Ethics Case Study: Clean Label

Ethics Case Study: Clean Label

November 9, 2016
Annette Maggi
Business SkillsTrends

Consider this scenario: Your retail company is launching a line of private label products using no artificial colors or flavors and no chemical preservatives to capitalize on the clean label consumer trend. They are planning a huge promotion with launch of the line, including in-store endcaps, online marketing, and media. The dietitian team is being asked to develop a strategy for promotion of the products through your programs and services.

This is a scenario retail dietitians face frequently as your role relates to solution selling to the shopper and increasing the profits of your company. At the same time, today’s consumer has an expanded definition of health and wellness moving beyond a products saturated fat, sodium or calorie contents to where it was grown and how it was produced. These situations bring to light the fine line of working as a business person within the dietetics professional code of ethics.  

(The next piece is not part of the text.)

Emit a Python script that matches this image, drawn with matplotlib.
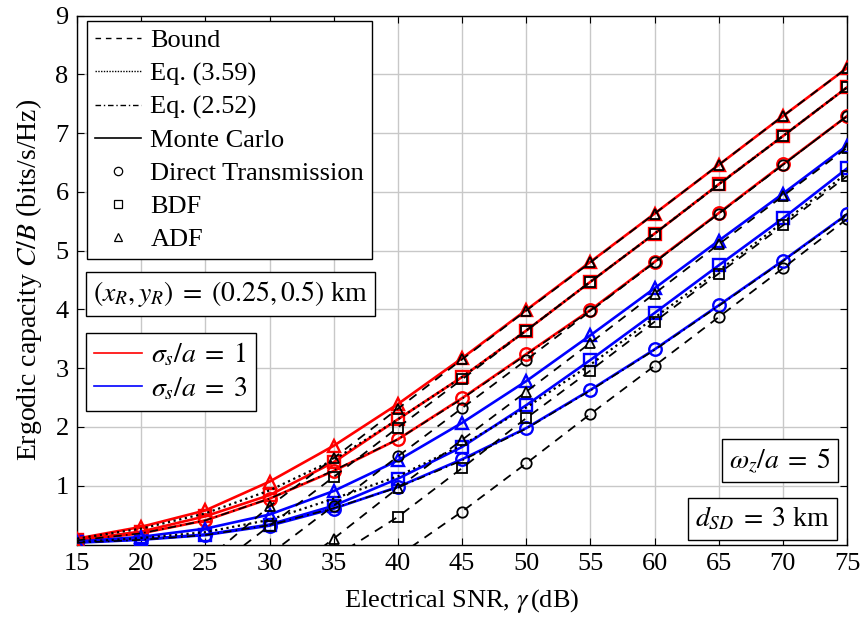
import numpy as np
import matplotlib
matplotlib.use("Agg")
import matplotlib.pyplot as plt
from matplotlib.lines import Line2D

plt.rcParams["font.family"] = ["Liberation Serif", "DejaVu Serif"]
plt.rcParams["mathtext.fontset"] = "stix"

# Electrical SNR (dB)
snr_db = [15, 20, 25, 30, 35, 40, 45, 50, 55, 60, 65, 70, 75]
nan = np.nan

# Monte Carlo, sigma_s/a = 1
mc1_dt  = [0.07, 0.19, 0.41, 0.78, 1.25, 1.79, 2.49, 3.24, 3.99, 4.81, 5.64, 6.47, 7.29]
mc1_bdf = [0.08, 0.22, 0.48, 0.84, 1.40, 2.13, 2.85, 3.64, 4.47, 5.29, 6.13, 6.95, 7.78]
mc1_adf = [0.10, 0.30, 0.58, 1.07, 1.68, 2.39, 3.17, 3.99, 4.81, 5.63, 6.46, 7.29, 8.11]
# Monte Carlo, sigma_s/a = 3
mc3_dt  = [0.03, 0.08, 0.16, 0.32, 0.61, 0.98, 1.45, 1.98, 2.63, 3.32, 4.07, 4.83, 5.62]
mc3_bdf = [0.04, 0.09, 0.17, 0.34, 0.66, 1.12, 1.66, 2.37, 3.14, 3.94, 4.75, 5.55, 6.40]
mc3_adf = [0.05, 0.13, 0.27, 0.51, 0.91, 1.43, 2.07, 2.78, 3.56, 4.36, 5.17, 5.97, 6.79]

# Bounds
bnd1_dt  = [nan, nan, nan, -0.17, 0.66, 1.50, 2.32, 3.14, 3.97, 4.80, 5.63, 6.46, 7.29]
bnd1_bdf = [nan, nan, -0.52, 0.32, 1.15, 1.99, 2.81, 3.64, 4.47, 5.29, 6.12, 6.95, 7.78]
bnd1_adf = [nan, nan, -0.28, 0.65, 1.47, 2.31, 3.15, 3.98, 4.80, 5.63, 6.46, 7.29, 8.11]
bnd3_dt  = [nan, nan, nan, nan, nan, -0.20, 0.56, 1.38, 2.22, 3.04, 3.87, 4.70, 5.54]
bnd3_bdf = [nan, nan, nan, nan, -0.22, 0.47, 1.30, 2.15, 2.96, 3.79, 4.61, 5.43, 6.27]
bnd3_adf = [nan, nan, nan, -0.73, 0.10, 0.96, 1.78, 2.60, 3.43, 4.27, 5.11, 5.93, 6.75]

# Eq. (3.59)
eq359_1 = [0.10, 0.27, 0.53, 0.92, 1.44, 2.13, 2.85, 3.64, 4.47, 5.29, 6.13, 6.95, 7.78]
eq359_3 = [0.04, 0.11, 0.21, 0.42, 0.78, 1.16, 1.69, 2.33, 3.06, 3.86, 4.66, 5.48, 6.32]
# Eq. (2.52)
eq252_1 = [0.07, 0.19, 0.41, 0.78, 1.26, 1.79, 2.48, 3.23, 3.98, 4.80, 5.63, 6.46, 7.29]
eq252_3 = [0.03, 0.08, 0.16, 0.33, 0.62, 0.97, 1.43, 1.97, 2.62, 3.31, 4.06, 4.82, 5.61]

W, H = 863, 619
fig = plt.figure(figsize=(W / 100, H / 100), dpi=100)
L, R, T, B = 77, 847, 15.7, 544.5
ax = fig.add_axes([L / W, 1 - B / H, (R - L) / W, (B - T) / H])

ms = 9
mew = 1.7
dash = (0, (5, 4))
dot = (0, (1, 1.6))
dashdot = (0, (5, 2.5, 1, 2.5))

# Monte Carlo curves
for ys, col in [(mc1_dt, "red"), (mc3_dt, "blue")]:
    ax.plot(snr_db, ys, color=col, lw=1.9, marker="o", ms=ms, mfc="none", mew=mew, zorder=3)
for ys, col in [(mc1_bdf, "red"), (mc3_bdf, "blue")]:
    ax.plot(snr_db, ys, color=col, lw=1.9, marker="s", ms=ms, mfc="none", mew=mew, zorder=3)
for ys, col in [(mc1_adf, "red"), (mc3_adf, "blue")]:
    ax.plot(snr_db, ys, color=col, lw=1.9, marker="^", ms=ms, mfc="none", mew=mew, zorder=3)

# Analytical curves
for ys in (eq359_1, eq359_3):
    ax.plot(snr_db, ys, color="black", lw=1.6, linestyle=dot, zorder=4)
for ys in (eq252_1, eq252_3):
    ax.plot(snr_db, ys, color="black", lw=1.2, linestyle=dashdot, zorder=4)

# Bounds
for ys, mk in [(bnd1_dt, "o"), (bnd3_dt, "o"), (bnd1_bdf, "s"), (bnd3_bdf, "s"),
               (bnd1_adf, "^"), (bnd3_adf, "^")]:
    ax.plot(snr_db, ys, color="black", lw=1.3, linestyle=dash, marker=mk, ms=ms - 1.5,
            mfc="none", mew=1.3, zorder=5)

ax.set_xlim(15, 75)
ax.set_ylim(0, 9)
ax.set_xticks(snr_db)
ax.set_yticks(range(1, 10))
ax.grid(True, color="#c8c8c8", lw=1.0)
ax.set_axisbelow(True)
ax.tick_params(direction="in", top=True, right=True, length=5, labelsize=19, pad=6)
for s in ax.spines.values():
    s.set_linewidth(1.0)
ax.set_xlabel(r"Electrical SNR, $\gamma\,$(dB)", fontsize=19, labelpad=9)
ax.set_ylabel(r"Ergodic capacity $C/B$ (bits/s/Hz)", fontsize=20, labelpad=8)

# Legend for line styles and markers
handles = [
    Line2D([], [], color="black", lw=1.0, linestyle=(0, (4, 3.5))),
    Line2D([], [], color="black", lw=1.0, linestyle=(0, (1, 1))),
    Line2D([], [], color="black", lw=1.0, linestyle=(0, (4, 2, 1, 2))),
    Line2D([], [], color="black", lw=1.2),
    Line2D([], [], color="black", lw=0, marker="o", ms=6, mfc="none", mew=0.9),
    Line2D([], [], color="black", lw=0, marker="s", ms=6, mfc="none", mew=0.9),
    Line2D([], [], color="black", lw=0, marker="^", ms=6, mfc="none", mew=0.9),
]
labels = ["Bound", "Eq. (3.59)", "Eq. (2.52)", "Monte Carlo",
          "Direct Transmission", "BDF", "ADF"]
leg1 = ax.legend(handles, labels, loc="upper left",
                 bbox_to_anchor=((87 - L) / (R - L), (B - 21) / (B - T)),
                 fontsize=19, frameon=True, fancybox=False, edgecolor="black",
                 framealpha=1, handlelength=1.75, handletextpad=0.35,
                 labelspacing=0.36, borderpad=0.3, borderaxespad=0)
leg1.get_frame().set_linewidth(1.0)
ax.add_artist(leg1)

# Legend for the two sigma values
h2 = [Line2D([], [], color="red", lw=1.2), Line2D([], [], color="blue", lw=1.2)]
leg2 = ax.legend(h2, [r"$\sigma_s/a\;=\;1$", r"$\sigma_s/a\;=\;3$"], loc="upper left",
                 bbox_to_anchor=((86 - L) / (R - L), (B - 332.7) / (B - T)),
                 fontsize=20, frameon=True, fancybox=False, edgecolor="black",
                 framealpha=1, handlelength=1.7, handletextpad=0.35,
                 labelspacing=0.25, borderpad=0.3, borderaxespad=0)
leg2.get_frame().set_linewidth(1.0)

box = dict(boxstyle="square,pad=0.25", fc="white", ec="black", lw=1.0)
def px(xp, yp):
    return (xp - L) / (R - L), (B - yp) / (B - T)

ax.text(*px(230.5, 294.2), r"$(x_R, y_R)\;=\;(0.25, 0.5)$ km", transform=ax.transAxes,
        ha="center", va="center", fontsize=20, bbox=box, zorder=10)
ax.text(*px(780, 460.5), r"$\omega_z/a\;=\;5$", transform=ax.transAxes,
        ha="center", va="center", fontsize=20, bbox=box, zorder=10)
ax.text(*px(762.5, 519), r"$d_{SD}\;=\;3$ km", transform=ax.transAxes,
        ha="center", va="center", fontsize=20, bbox=box, zorder=10)

fig.savefig("out.png", dpi=100)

The code of ethics dictates that RDs practice based on evidence-based principles and current information and present reliable and substantiated information in their work with consumers. Applying these parameters to defining the retail RD’s role in our clean label product line promotion, there are key questions to first consider, including:

  • Is there consistent, reliable science supporting a health benefit of products without artificial colors and flavors, chemical preservatives or fewer ingredients?  
  • Are there federal labeling regulations that apply to messaging on this product line? 
  • What is the nutrition profile of the products compared to their traditional counterparts?  
  • What consumer insights does your company have on the shopper seeking this type of product?  

With a lack of scientific support for a health benefit, it’s essential to build communications, messaging, signage and on-package claims around factual statements that are truthful and not misleading to comply with the code of ethics. This might include statements touting a lack of artificial colors or flavors or a specific number of ingredients to which the line is limited. The new products can be showcased in cooking classes for those seeking to limit specific ingredients, but messaging cannot suggest a health benefit. Media spots can be built to promote the idea that consumers care about these topics and your retailer cares about consumers so seeks to meet their needs.  

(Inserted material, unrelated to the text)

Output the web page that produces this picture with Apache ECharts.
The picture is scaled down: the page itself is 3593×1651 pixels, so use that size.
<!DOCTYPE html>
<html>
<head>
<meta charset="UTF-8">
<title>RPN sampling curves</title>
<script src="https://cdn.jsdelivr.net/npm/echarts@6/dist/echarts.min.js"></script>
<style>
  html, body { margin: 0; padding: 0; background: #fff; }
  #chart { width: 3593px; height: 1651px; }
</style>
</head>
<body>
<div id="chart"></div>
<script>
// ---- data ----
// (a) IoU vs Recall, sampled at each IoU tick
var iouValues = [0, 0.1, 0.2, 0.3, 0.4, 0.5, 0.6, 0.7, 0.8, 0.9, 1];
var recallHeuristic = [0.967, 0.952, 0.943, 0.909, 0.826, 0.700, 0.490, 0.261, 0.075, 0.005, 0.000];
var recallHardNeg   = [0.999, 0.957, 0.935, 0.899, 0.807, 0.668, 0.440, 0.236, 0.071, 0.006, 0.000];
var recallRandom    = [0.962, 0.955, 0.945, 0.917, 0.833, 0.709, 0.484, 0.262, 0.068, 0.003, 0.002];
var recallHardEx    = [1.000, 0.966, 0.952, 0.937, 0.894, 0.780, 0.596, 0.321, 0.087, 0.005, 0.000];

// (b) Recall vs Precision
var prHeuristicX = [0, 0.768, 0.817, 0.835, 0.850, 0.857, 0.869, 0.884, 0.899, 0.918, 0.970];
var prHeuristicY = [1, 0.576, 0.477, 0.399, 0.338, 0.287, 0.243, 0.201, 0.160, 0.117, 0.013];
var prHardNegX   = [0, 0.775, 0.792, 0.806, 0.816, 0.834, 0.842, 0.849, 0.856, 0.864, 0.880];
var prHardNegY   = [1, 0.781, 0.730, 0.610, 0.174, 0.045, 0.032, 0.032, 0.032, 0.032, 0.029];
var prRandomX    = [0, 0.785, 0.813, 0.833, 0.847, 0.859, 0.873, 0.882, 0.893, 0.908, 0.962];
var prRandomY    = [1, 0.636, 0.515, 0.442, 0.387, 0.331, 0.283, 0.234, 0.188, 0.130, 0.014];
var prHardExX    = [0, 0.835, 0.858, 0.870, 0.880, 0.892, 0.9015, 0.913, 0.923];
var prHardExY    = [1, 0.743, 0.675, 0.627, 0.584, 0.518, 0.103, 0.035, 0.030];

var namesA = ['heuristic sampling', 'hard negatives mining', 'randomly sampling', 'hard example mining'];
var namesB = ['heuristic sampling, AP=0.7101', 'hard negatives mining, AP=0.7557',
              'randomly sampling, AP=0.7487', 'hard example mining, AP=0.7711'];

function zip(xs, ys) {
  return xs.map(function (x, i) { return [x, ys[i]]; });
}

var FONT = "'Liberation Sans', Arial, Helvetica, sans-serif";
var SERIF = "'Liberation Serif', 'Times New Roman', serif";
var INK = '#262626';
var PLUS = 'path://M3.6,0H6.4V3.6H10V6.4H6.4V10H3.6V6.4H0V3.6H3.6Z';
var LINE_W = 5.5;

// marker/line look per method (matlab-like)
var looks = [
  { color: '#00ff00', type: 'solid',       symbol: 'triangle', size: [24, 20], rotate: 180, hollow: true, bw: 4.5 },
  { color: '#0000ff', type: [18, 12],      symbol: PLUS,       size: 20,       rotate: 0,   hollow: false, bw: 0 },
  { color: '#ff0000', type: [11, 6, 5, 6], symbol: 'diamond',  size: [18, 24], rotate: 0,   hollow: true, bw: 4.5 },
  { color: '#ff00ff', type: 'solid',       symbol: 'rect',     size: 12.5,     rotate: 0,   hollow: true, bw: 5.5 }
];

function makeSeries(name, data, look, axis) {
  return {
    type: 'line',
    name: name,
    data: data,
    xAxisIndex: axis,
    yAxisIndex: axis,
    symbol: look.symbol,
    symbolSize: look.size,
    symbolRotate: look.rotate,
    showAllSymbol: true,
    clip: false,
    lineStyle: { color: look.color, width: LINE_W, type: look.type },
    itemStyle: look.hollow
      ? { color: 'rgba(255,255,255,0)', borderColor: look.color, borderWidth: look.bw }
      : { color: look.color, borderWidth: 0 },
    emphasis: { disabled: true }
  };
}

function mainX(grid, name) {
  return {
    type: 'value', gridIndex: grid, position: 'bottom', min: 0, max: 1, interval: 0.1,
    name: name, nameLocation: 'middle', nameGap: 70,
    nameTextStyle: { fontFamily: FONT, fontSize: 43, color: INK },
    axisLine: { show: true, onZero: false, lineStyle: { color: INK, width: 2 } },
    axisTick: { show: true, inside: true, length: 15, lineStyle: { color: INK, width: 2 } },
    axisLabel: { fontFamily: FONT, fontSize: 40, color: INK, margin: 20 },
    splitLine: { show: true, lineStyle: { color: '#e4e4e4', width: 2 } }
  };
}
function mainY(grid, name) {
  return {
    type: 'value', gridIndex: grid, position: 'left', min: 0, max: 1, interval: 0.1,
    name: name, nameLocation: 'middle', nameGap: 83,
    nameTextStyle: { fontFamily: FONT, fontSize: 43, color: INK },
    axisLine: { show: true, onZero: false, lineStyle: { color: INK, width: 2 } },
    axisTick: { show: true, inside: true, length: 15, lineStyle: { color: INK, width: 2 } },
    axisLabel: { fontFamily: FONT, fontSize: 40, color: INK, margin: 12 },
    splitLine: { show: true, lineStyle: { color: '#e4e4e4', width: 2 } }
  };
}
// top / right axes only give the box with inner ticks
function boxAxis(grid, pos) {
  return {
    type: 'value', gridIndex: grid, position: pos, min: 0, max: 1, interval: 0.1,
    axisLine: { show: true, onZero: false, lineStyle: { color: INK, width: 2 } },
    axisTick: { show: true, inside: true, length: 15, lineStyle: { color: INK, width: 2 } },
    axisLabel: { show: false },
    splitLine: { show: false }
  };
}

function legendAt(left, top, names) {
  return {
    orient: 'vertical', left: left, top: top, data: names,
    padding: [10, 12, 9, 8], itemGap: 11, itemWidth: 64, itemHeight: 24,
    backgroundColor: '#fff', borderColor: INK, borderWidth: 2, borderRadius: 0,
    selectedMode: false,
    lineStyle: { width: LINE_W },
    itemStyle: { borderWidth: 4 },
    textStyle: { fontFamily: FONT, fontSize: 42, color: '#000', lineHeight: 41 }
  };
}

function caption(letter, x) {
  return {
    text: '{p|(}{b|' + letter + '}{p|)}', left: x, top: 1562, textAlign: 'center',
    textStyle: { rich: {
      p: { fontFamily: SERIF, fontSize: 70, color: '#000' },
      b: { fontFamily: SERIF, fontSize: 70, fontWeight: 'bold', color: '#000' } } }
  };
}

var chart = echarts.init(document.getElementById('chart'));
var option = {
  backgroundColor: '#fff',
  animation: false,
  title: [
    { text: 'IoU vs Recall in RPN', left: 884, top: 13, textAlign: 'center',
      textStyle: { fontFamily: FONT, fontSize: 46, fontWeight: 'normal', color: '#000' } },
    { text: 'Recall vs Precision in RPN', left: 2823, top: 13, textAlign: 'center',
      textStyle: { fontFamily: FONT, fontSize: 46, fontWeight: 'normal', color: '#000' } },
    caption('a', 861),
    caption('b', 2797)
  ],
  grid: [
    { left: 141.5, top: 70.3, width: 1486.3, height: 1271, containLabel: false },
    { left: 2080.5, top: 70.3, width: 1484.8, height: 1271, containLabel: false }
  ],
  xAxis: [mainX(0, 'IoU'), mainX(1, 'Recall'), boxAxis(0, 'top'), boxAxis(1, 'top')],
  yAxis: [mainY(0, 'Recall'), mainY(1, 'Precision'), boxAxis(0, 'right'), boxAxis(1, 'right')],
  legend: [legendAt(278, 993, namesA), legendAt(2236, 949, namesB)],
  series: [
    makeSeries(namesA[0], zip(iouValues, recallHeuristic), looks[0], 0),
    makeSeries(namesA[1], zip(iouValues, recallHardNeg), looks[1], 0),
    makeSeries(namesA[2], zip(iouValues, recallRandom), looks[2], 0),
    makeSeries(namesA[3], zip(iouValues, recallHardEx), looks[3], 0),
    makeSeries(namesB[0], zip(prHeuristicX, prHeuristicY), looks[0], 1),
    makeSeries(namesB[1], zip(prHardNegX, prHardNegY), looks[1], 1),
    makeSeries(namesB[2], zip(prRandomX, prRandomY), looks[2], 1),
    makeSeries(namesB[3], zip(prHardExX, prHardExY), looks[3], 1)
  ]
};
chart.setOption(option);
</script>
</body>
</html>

In an ideal situation, the retail RD would be involved in discussions when the brand is being conceptualized.  This allows you to stress the importance of creating a line with a strong nutrition profile in addition to cleaner ingredient decks, providing a more robust communication platform once the products launch.

This case study shows that the retail dietitian can continue in her role as a solution seller while still maintaining your professional code of ethics.